Among the major office markets, Bengaluru, Delhi-NCR and Kolkata witnessed lower leasing activity, while Mumbai, Pune, Hyderabad and Chennai reported year-on-year growth.
Delhi-NCR recorded a 21% decline in gross leasing to 6.6 million sq ft from 8.37 million sq ft during the same period last year. Kolkata registered the steepest fall among the seven cities, with leasing declining 29% to 0.67 million sq ft from 0.95 million sq ft.
In contrast, Chennai recorded a marginal 2% increase in leasing activity, with gross absorption rising to 3.98 million sq ft from 3.89 million sq ft. Hyderabad posted an 18% increase to 5.38 million sq ft, compared with 4.58 million sq ft in the corresponding period of the previous year.

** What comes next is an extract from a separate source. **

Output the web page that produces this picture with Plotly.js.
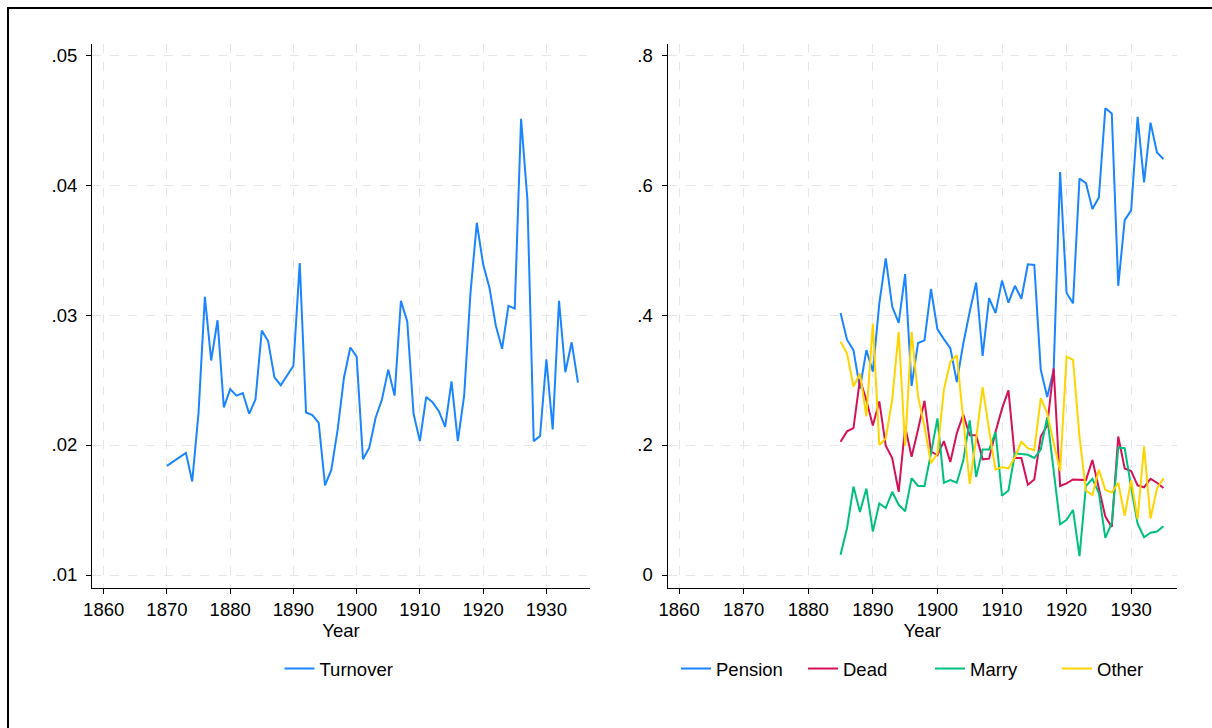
<!DOCTYPE html>
<html>
<head>
<meta charset="utf-8">
<script src="https://cdn.plot.ly/plotly-3.0.1.min.js"></script>
<style>
  html, body { margin: 0; padding: 0; background: #fff; overflow: hidden; }
  #frame { position: absolute; left: 7px; top: 7px; width: 1205px; height: 721px; border-left: 2px solid #000; border-top: 2px solid #000; box-sizing: border-box; pointer-events: none; }
  #chart { position: absolute; left: 0; top: 0; width: 1212px; height: 728px; }
</style>
</head>
<body>
<div id="chart"></div>
<div id="frame"></div>
<script>
// ---- Left panel: turnover ----
const turnoverYears = [1870,1873,1874,1875,1876,1877,1878,1879,1880,1881,1882,1883,1884,1885,1886,1887,1888,1890,
  1891,1892,1893,1894,1895,1896,1897,1898,1899,1900,1901,1902,1903,1904,1905,1906,1907,1908,1909,1910,
  1911,1912,1913,1914,1915,1916,1917,1918,1919,1920,1921,1922,1923,1924,1925,1926,1927,1928,1929,1930,
  1931,1932,1933,1934,1935];
const turnover = [0.0184,0.0194,0.0172,0.0225,0.0314,0.0265,0.0296,0.0229,0.0243,0.0238,0.0240,0.0224,0.0235,0.0288,0.0280,0.0252,0.0246,0.0261,
  0.0340,0.0225,0.0223,0.0217,0.0169,0.0181,0.0212,0.0252,0.0275,0.0268,0.0189,0.0198,0.0221,0.0235,0.0258,0.0238,0.0311,0.0295,0.0224,0.0203,
  0.0237,0.0233,0.0226,0.0214,0.0249,0.0203,0.0238,0.0317,0.0371,0.0339,0.0321,0.0292,0.0274,0.0307,0.0305,0.0451,0.0389,0.0203,0.0207,0.0266,
  0.0212,0.0311,0.0256,0.0279,0.0248];

// ---- Right panel: exit reasons ----
const exitYears = [1885,1886,1887,1888,1889,1890,1891,1892,1893,1894,1895,1896,1897,1898,1899,1900,
  1901,1902,1903,1904,1905,1906,1907,1908,1909,1910,1911,1912,1913,1914,1915,1916,1917,1918,1919,1920,
  1921,1922,1923,1924,1925,1926,1927,1928,1929,1930,1931,1932,1933,1934,1935];
const pension = [0.403,0.362,0.346,0.287,0.346,0.313,0.418,0.487,0.413,0.388,0.463,0.291,0.357,0.361,0.440,0.378,
  0.363,0.349,0.297,0.356,0.405,0.450,0.337,0.426,0.403,0.453,0.419,0.445,0.425,0.478,0.477,0.316,0.274,0.315,0.620,0.434,
  0.418,0.610,0.603,0.563,0.581,0.718,0.710,0.445,0.546,0.561,0.705,0.604,0.696,0.650,0.640];
const dead = [0.205,0.221,0.226,0.301,0.269,0.230,0.267,0.199,0.180,0.128,0.228,0.182,0.224,0.268,0.190,0.184,
  0.206,0.174,0.218,0.247,0.215,0.215,0.178,0.179,0.220,0.256,0.284,0.180,0.180,0.139,0.147,0.213,0.230,0.318,0.137,0.141,
  0.147,0.147,0.146,0.177,0.133,0.090,0.074,0.213,0.164,0.160,0.138,0.135,0.148,0.142,0.134];
const marry = [0.031,0.072,0.136,0.097,0.133,0.067,0.110,0.103,0.128,0.108,0.098,0.149,0.137,0.137,0.187,0.241,
  0.142,0.146,0.142,0.176,0.238,0.151,0.193,0.193,0.220,0.122,0.130,0.187,0.186,0.185,0.180,0.193,0.243,0.162,0.078,0.085,
  0.100,0.029,0.137,0.148,0.126,0.057,0.080,0.196,0.195,0.135,0.079,0.058,0.065,0.067,0.075];
const other = [0.359,0.341,0.290,0.310,0.244,0.387,0.200,0.210,0.270,0.374,0.199,0.374,0.275,0.228,0.172,0.187,
  0.285,0.328,0.338,0.235,0.140,0.210,0.289,0.223,0.162,0.166,0.164,0.181,0.205,0.195,0.192,0.272,0.249,0.203,0.160,0.336,
  0.331,0.213,0.130,0.123,0.162,0.131,0.127,0.142,0.091,0.146,0.086,0.198,0.087,0.133,0.149];

// tick labels
const xTicks = [1860,1870,1880,1890,1900,1910,1920,1930];
const leftYTicks = [0.01,0.02,0.03,0.04,0.05];
const leftYLabels = ['.01','.02','.03','.04','.05'];
const rightYTicks = [0,0.2,0.4,0.6,0.8];
const rightYLabels = ['0','.2','.4','.6','.8'];

const FONT = 'Liberation Sans, Arial, sans-serif';
const FS = 18.5;
const W = 1212, H = 728;

const traces = [
  {x: turnoverYears, y: turnover, name: 'Turnover', type: 'scatter', mode: 'lines',
   line: {color: '#1a85ff', width: 2}, xaxis: 'x', yaxis: 'y', legend: 'legend'},
  {x: exitYears, y: pension, name: 'Pension', type: 'scatter', mode: 'lines',
   line: {color: '#1a85ff', width: 2}, xaxis: 'x2', yaxis: 'y2', legend: 'legend2'},
  {x: exitYears, y: dead, name: 'Dead', type: 'scatter', mode: 'lines',
   line: {color: '#d41159', width: 2}, xaxis: 'x2', yaxis: 'y2', legend: 'legend2'},
  {x: exitYears, y: marry, name: 'Marry', type: 'scatter', mode: 'lines',
   line: {color: '#00bf7f', width: 2}, xaxis: 'x2', yaxis: 'y2', legend: 'legend2'},
  {x: exitYears, y: other, name: 'Other', type: 'scatter', mode: 'lines',
   line: {color: '#ffd400', width: 2}, xaxis: 'x2', yaxis: 'y2', legend: 'legend2'}
];

const yDom = [1 - 588/H, 1 - 44/H];

function xAxis(dom, anchor) {
  return {
    domain: dom, anchor: anchor, range: [1858.15, 1936.9],
    tickmode: 'array', tickvals: xTicks, ticktext: xTicks.map(String),
    ticks: 'outside', ticklen: 5, tickwidth: 1, tickcolor: '#000',
    showline: true, linecolor: '#000', linewidth: 1, mirror: false,
    showgrid: true, gridcolor: '#e6e6e6', gridwidth: 1, griddash: 'dash',
    zeroline: false, automargin: false,
    tickfont: {family: FONT, size: FS, color: '#000'},
    ticklabelstandoff: 0,
    title: {text: 'Year', font: {family: FONT, size: FS, color: '#000'}, standoff: 2}
  };
}
function yAxis(dom, anchor, range, vals, labels) {
  return {
    domain: dom, anchor: anchor, range: range,
    tickmode: 'array', tickvals: vals, ticktext: labels,
    ticks: 'outside', ticklen: 5, tickwidth: 1, tickcolor: '#000',
    showline: true, linecolor: '#000', linewidth: 1,
    showgrid: true, gridcolor: '#e6e6e6', gridwidth: 1, griddash: 'dash',
    zeroline: false, automargin: false,
    tickfont: {family: FONT, size: FS, color: '#000'},
    ticklabelstandoff: 5
  };
}

const layout = {
  width: W, height: H,
  margin: {l: 0, r: 0, t: 0, b: 0},
  paper_bgcolor: '#fff', plot_bgcolor: '#fff',
  font: {family: FONT, size: FS, color: '#000'},
  xaxis: xAxis([92/W, 590/W], 'y'),
  yaxis: yAxis(yDom, 'x', [0.0090, 0.05085], leftYTicks, leftYLabels),
  xaxis2: Object.assign(xAxis([667.5/W, 1177/W], 'y2'), {range: [1858.2, 1937.1]}),
  yaxis2: yAxis(yDom, 'x2', [-0.02, 0.817], rightYTicks, rightYLabels),
  showlegend: true,
  legend: {orientation: 'h', x: 339/W, xanchor: 'center', y: 1 - 669/H, yanchor: 'middle',
           font: {family: FONT, size: FS, color: '#000'}, bgcolor: 'rgba(0,0,0,0)'},
  legend2: {orientation: 'h', x: 930/W, xanchor: 'center', y: 1 - 669/H, yanchor: 'middle',
            entrywidth: 82, entrywidthmode: 'pixels',
            font: {family: FONT, size: FS, color: '#000'}, bgcolor: 'rgba(0,0,0,0)'}
};

Plotly.newPlot('chart', traces, layout, {displayModeBar: false, staticPlot: true});
</script>
</body>
</html>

Maharashtra's office markets also reported stronger performance. Mumbai witnessed an 18% rise in leasing to 5.88 million sq ft from 4.99 million sq ft, while Pune recorded the highest growth among the major markets, with gross leasing increasing 23% to 6.02 million sq ft from 4.88 million sq ft.
Commenting on the market, JLL said India's office sector continues to demonstrate resilience despite global occupiers taking a more measured approach to expansion as businesses adapt to AI-driven transformation and geopolitical developments.
Radha Dhir, Chief Executive Officer, India, JLL, said the office market is undergoing a structural shift, with Global Capability Centres (GCCs) emerging as the dominant source of demand. She noted that GCCs accounted for 41.7% of total leasing activity during the first half of 2026 and had already leased 15.8 million sq ft, placing the segment on course to surpass the record leasing volumes achieved in 2025.
According to Dhir, GCCs continue to leverage India's skilled workforce in artificial intelligence, data science and digital engineering to support product development, analytics platforms and innovation. She added that demand is also being driven by the banking, financial services and insurance (BFSI) and manufacturing sectors, alongside increasing occupier interest from retail, logistics, infrastructure and aerospace companies.
JLL further noted that co-working operators recorded a historic high of 10.23 million sq ft of leasing during the first half of 2026, reflecting sustained demand for flexible workspace solutions from both domestic and international occupiers.